El juicio político que se cierne contra la presidenta Dilma Rousseff revela otro problema de diseño institucional. Rousseff insiste en que no cometió delito alguno que justifique su destitución, y podría tener razón: bajo un sistema presidencial no se puede destituir al jefe de gobierno simplemente porque, a juicio de la mayoría del Congreso, no realiza una buena gestión. Cosa que sí se puede hacer bajo un sistema parlamentario.

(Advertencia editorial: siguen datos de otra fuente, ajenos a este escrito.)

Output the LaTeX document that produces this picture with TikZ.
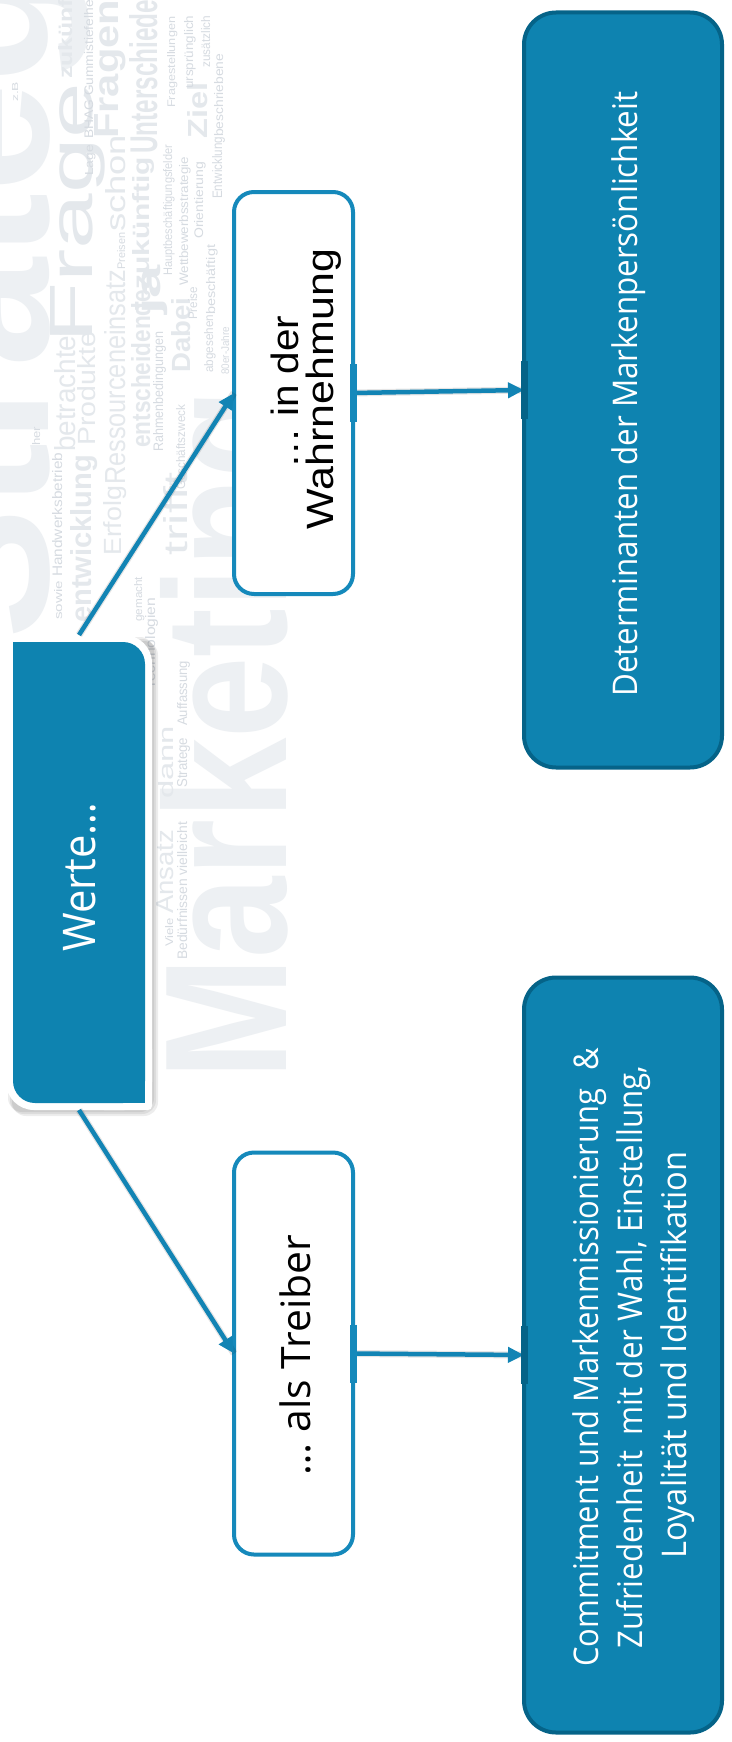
\documentclass[tikz,border=0pt]{standalone}
\usepackage{fontspec}
\usepackage{graphicx}
\setmainfont{Open Sans}
\newfontfamily\osfont{Open Sans}
\newfontfamily\lsfont{Liberation Sans}
\usetikzlibrary{arrows.meta}
\definecolor{mainblue}{RGB}{14,131,176}
\definecolor{darkblue}{RGB}{5,99,136}
\definecolor{lineblue}{RGB}{21,137,187}
\definecolor{arrowblue}{RGB}{18,132,180}
\definecolor{wcA}{RGB}{237,240,243}
\definecolor{wcB}{RGB}{228,232,236}
\definecolor{wcC}{RGB}{214,219,225}
\newcounter{wcn}
\newcommand{\wc}[6]{\stepcounter{wcn}\node[wcword, text=#1] (wc\arabic{wcn}) at (#2,#3) {\resizebox{#4pt}{#5pt}{#6}};}
\begin{document}
\begin{tikzpicture}[x=1pt,y=-1pt,
  wcword/.style={rotate=90, anchor=base west, inner sep=0pt, font=\lsfont},
  lightbox/.style={draw=lineblue, line width=4pt, fill=white, rounded corners=20pt,
    minimum width=119pt, minimum height=402pt, inner sep=0pt, outer sep=0pt},
  bluebox/.style={draw=darkblue, line width=4pt, fill=mainblue, rounded corners=32pt,
    minimum width=198pt, minimum height=755pt, inner sep=0pt, outer sep=0pt},
  conn/.style={draw=arrowblue, line width=4.5pt, -{Triangle[length=16pt,width=15pt]}},
  connshadow/.style={draw=black, opacity=0.10, line width=7pt, xshift=2pt, yshift=-3pt},
  gluelight/.style={draw=lineblue, line width=7pt},
  gluedark/.style={draw=darkblue, line width=7pt},
  rtext/.style={rotate=90, anchor=base, inner sep=0pt}
]
\useasboundingbox (0,0) rectangle (731,1742);
\fill[white] (0,0) rectangle (731,1742);

% background word cloud
\begin{scope}
\clip (0,0) rectangle (731,1742);
\wc{wcA}{48}{640}{839}{140}{\textbf{Strategie}}
\wc{wcA}{286}{1080}{690}{126}{\textbf{Marketing}}
\wc{wcB}{92}{344}{261}{42}{Frage}
\wc{wcB}{118}{139}{139}{24}{\textbf{Fragen}}
\wc{wcB}{157}{154}{154}{28}{\textbf{Unterschiede}}
\wc{wcB}{125}{485}{215}{21}{Ressourceneinsatz}
\wc{wcB}{125}{232}{97}{20}{schon}
\wc{wcB}{121}{556}{70}{18}{Erfolg}
\wc{wcB}{150}{448}{158}{19}{\textbf{entscheidende}}
\wc{wcB}{149}{290}{133}{17}{\textbf{zukünftig}}
\wc{wcB}{75}{452}{124}{21}{betrachtet}
\wc{wcB}{95}{446}{114}{18}{Produkte}
\wc{wcB}{91}{623}{168}{21}{\textbf{entwicklung}}
\wc{wcB}{160}{315}{50}{25}{\textbf{ja}}
\wc{wcB}{190}{373}{75}{19}{\textbf{Dabei}}
\wc{wcB}{187}{556}{83}{24}{trifft}
\wc{wcB}{207}{139}{56}{20}{\textbf{Ziel}}
\wc{wcB}{173}{799}{73}{15}{dann}
\wc{wcB}{173}{914}{84}{17}{Ansatz}
\wc{wcB}{72}{79}{110}{14}{\textbf{zukünftig}}
\wc{wcC}{18}{102}{20}{6}{z.B}
\wc{wcC}{40}{446}{19}{8}{her}
\wc{wcC}{62}{577}{124}{10}{Handwerksbetrieb}
\wc{wcC}{62}{620}{39}{8}{sowie}
\wc{wcC}{93}{176}{31}{8}{Lage}
\wc{wcC}{93}{139}{180}{9}{BHAG Gummistiefelhersteller}
\wc{wcC}{125}{270}{37}{8}{Preisen}
\wc{wcC}{142}{622}{45}{8}{gemacht}
\wc{wcC}{155}{690}{92}{10}{Technologien}
\wc{wcC}{163}{452}{120}{10}{Rahmenbedingungen}
\wc{wcC}{172}{276}{131}{9}{Hauptbeschäftigungsfelder}
\wc{wcC}{175}{108}{91}{8}{Fragestellungen}
\wc{wcC}{185}{490}{85}{9}{Geschäftszweck}
\wc{wcC}{188}{286}{129}{9}{Wettbewerbsstrategie}
\wc{wcC}{193}{89}{73}{9}{ursprünglich}
\wc{wcC}{197}{320}{33}{9}{Preise}
\wc{wcC}{203}{239}{77}{9}{Orientierung}
\wc{wcC}{210}{68}{52}{9}{zusätzlich}
\wc{wcC}{213}{373}{58}{9}{abgesehen}
\wc{wcC}{215}{315}{70}{9}{beschäftigt}
\wc{wcC}{222}{199}{62}{10}{Entwicklung}
\wc{wcC}{223}{137}{83}{9}{beschriebene}
\wc{wcC}{229}{375}{48}{8}{80er-Jahre}
\wc{wcC}{187}{726}{65}{10}{Auffassung}
\wc{wcC}{187}{788}{50}{10}{Stratege}
\wc{wcC}{173}{947}{29}{8}{Viele}
\wc{wcC}{187}{960}{138}{10}{Bedürfnissen vielleicht}
\end{scope}

% nodes
\node[minimum width=146pt, minimum height=475pt, inner sep=0pt, outer sep=0pt] (werte) at (79,872.5) {};
\node[lightbox] (wahr) at (293.5,393) {};
\node[lightbox] (treib) at (293.5,1353.5) {};
\node[bluebox] (det) at (623,390) {};
\node[bluebox] (com) at (623,1355) {};

% Werte box: shadow, white frame, blue body
\foreach \o in {2,4,6}
  \fill[black, opacity=0.07, rounded corners=14pt] (6+\o,635+\o) rectangle (152+\o,1110+\o);
\fill[white, rounded corners=28pt] (6,635) rectangle (152,1110);
\fill[white, rounded corners=4pt] (6,635) rectangle (60,700);
\fill[white, rounded corners=4pt] (100,1045) rectangle (152,1110);
\fill[mainblue, rounded corners=22pt] (13,642) rectangle (145,1103);
\fill[mainblue] (13,642) rectangle (60,700);
\fill[mainblue] (100,1045) rectangle (145,1103);

% connectors
\draw[connshadow] (werte.north) -- (wahr.west);
\draw[connshadow] (werte.south) -- (treib.west);
\draw[connshadow] (wahr.east) -- (det.west);
\draw[connshadow] (treib.east) -- (com.west);
\draw[conn] (werte.north) -- (wahr.west);
\draw[conn] (werte.south) -- (treib.west);
\draw[conn] (wahr.east) -- (det.west);
\draw[conn] (treib.east) -- (com.west);

% glue marks
\draw[gluelight] ([yshift=29pt]wahr.east) -- ([yshift=-29pt]wahr.east);
\draw[gluelight] ([yshift=29pt]treib.east) -- ([yshift=-29pt]treib.east);
\draw[gluedark] ([yshift=29pt]det.west) -- ([yshift=-29pt]det.west);
\draw[gluedark] ([yshift=29pt]com.west) -- ([yshift=-29pt]com.west);

% texts
\node[rtext, text=white, font=\osfont\fontsize{45}{54}\selectfont] (wertetxt) at (95,877) {\resizebox{149pt}{\height}{Werte…}};
\node[rtext, text=black, font=\lsfont\fontsize{38}{44}\selectfont] (wahr1) at (298,392) {\resizebox{153pt}{\height}{… in der}};
\node[rtext, text=black, font=\lsfont\fontsize{38}{44}\selectfont] (wahr2) at (333,389) {\resizebox{280pt}{\height}{Wahrnehmung}};
\node[rtext, text=black, font=\osfont\fontsize{40.5}{48}\selectfont] (treibtxt) at (310,1355) {\resizebox{240pt}{\height}{… als Treiber}};
\node[rtext, text=white, font=\osfont\fontsize{34}{42}\selectfont] (dettxt) at (637,394) {\resizebox{605pt}{\height}{Determinanten der Markenpersönlichkeit}};
\node[rtext, text=white, font=\osfont\fontsize{34}{42}\selectfont] (com1) at (598,1357) {\resizebox{619pt}{\height}{Commitment und Markenmissionierung\hspace{0.6em}\&}};
\node[rtext, text=white, font=\osfont\fontsize{34}{42}\selectfont] (com2) at (642,1357) {\resizebox{583pt}{\height}{Zufriedenheit\hspace{0.5em}mit der Wahl, Einstellung,}};
\node[rtext, text=white, font=\osfont\fontsize{34}{42}\selectfont] (com3) at (686,1355) {\resizebox{407pt}{\height}{Loyalität und Identifikation}};
\end{tikzpicture}
\end{document}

Pero además bajo un sistema parlamentario los congresistas tienden a ser prudentes cuando se trata de contemplar la remoción del jefe de gobierno, porque este puede arrastrarlos consigo en su caída (V., disolviendo antes el Congreso para convocar a elecciones anticipadas). La mayor injusticia en una eventual destitución de la presidenta Rousseff es que fungiría como juez y verdugo un Congreso en el cual la mayoría de sus integrantes están bajo acusación o investigación judicial. Por ejemplo, al mayor adalid del juicio político contra Rousseff (el presidente de la Cámara de Diputados, Eduardo Cunha), se le descubrieron cuentas en el exterior cuya existencia había negado en forma rotunda. Esas cuentas contienen un monto de dinero equivalente al que, según una acusación fiscal, habría recibido como soborno en el escándalo de Petrobras. Ahora además su nombre figura entre los presuntos beneficiarios de las operaciones offshore descubiertas en Panamá. Pero mientras Rousseff podría dejar la presidencia en Mayo próximo de prosperar el juicio político en su contra, congresistas como Cunha podrían permanecer en el cargo hasta las elecciones generales de 2018. 

Nada de lo dicho niega que el PT se haya granjeado a pulso su actual descrédito. Pero sí implica que las motivaciones de buena parte de quienes desean poner fin a su gobierno, distan de ser ejemplares. Personajes como Eduardo Cunha, por ejemplo, buscarían ofrendar a Rousseff como chivo expiatorio de sus propios pecados.